Ya lo decía ese viejo al que condenaron por preguntar qué era un zapato o la moral: La hermosura es una tiranía de corta duración. No sabemos muy bien si Sócrates era feo. Pero sí que sufrimos una tiranía de lo bello fragmentado, puesto uno detrás de otro en una autopista de momentos irrepetibles y continuo. La vida media de un guapo posmoderno es aproximadamente una temporada o lo que dure la atención a un anuncio en una parada de autobús. Los feos duran más si es que se reenganchan a ese cosmos del rumor, el vodevil posmoderno y el basto montaje que alimenta al voraz monstruo de las pantallas vespertinas.
Es ya clásico recordar aquello que escribieron los muchachos sin nombre sobre la elegancia y la dignidad. «Afinar el estilo es a todos los efectos un arte marcial. El estilo es resistencia cultural y simbólica, una especie de «zapatismo mental». A través del cuidado de los detalles, se expresa la conciencia de dignidad, que no hay que confundir nunca con el «decoro» burgués. La dignidad se conquista luchando, escogiendo. El «decoro» consiste en no escoger nunca (..). También vestirse es una cuestión de ética».
¿Para cuando un reality real en el que banqueros e inversores se tiraran los trastos a la cabeza por la crisis hipotecaria en EEUU? ¿Para cuando un programa real sobre los veteranos de Irak y su alegre vuelta a casa? ¿Para cuando cámaras escondidas en el pentágono para ver la vida en directo de los que acaban con las vidas de inocentes a miles de kilómetros? ¿Para cuando un programa de vida en directo de los niños que cosen las prendas que vestirán las modelos cotidianas de las calles o pasarelas urbanas? En el amodorrado y solipsista Occidente si el éxito es compatible con alguna forma de ética, esa ética está absolutamente podrida.
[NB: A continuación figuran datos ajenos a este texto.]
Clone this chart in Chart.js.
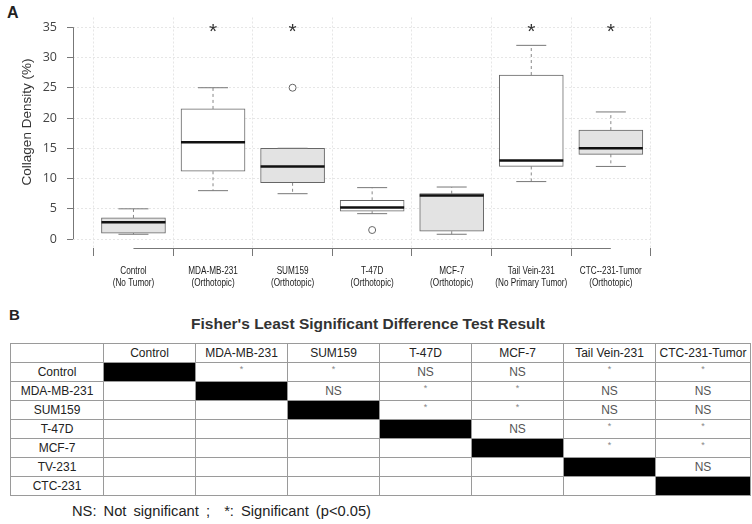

Si la dignidad es practicable en algún tipo de show teleemotivo ésta tiene que ver con la pérdida de la misma y como avance de lo que normalizaremos, patrón con el que cortar las conciencias de los ciudadanos para adaptarlas a las modas de este año.
Cuando una sociedad empieza a considerar el atiborrarse de imágenes nihilizadoras como un derecho adquirido irrenunciable, el camino al fascismo está expedito, señalaba el ciego.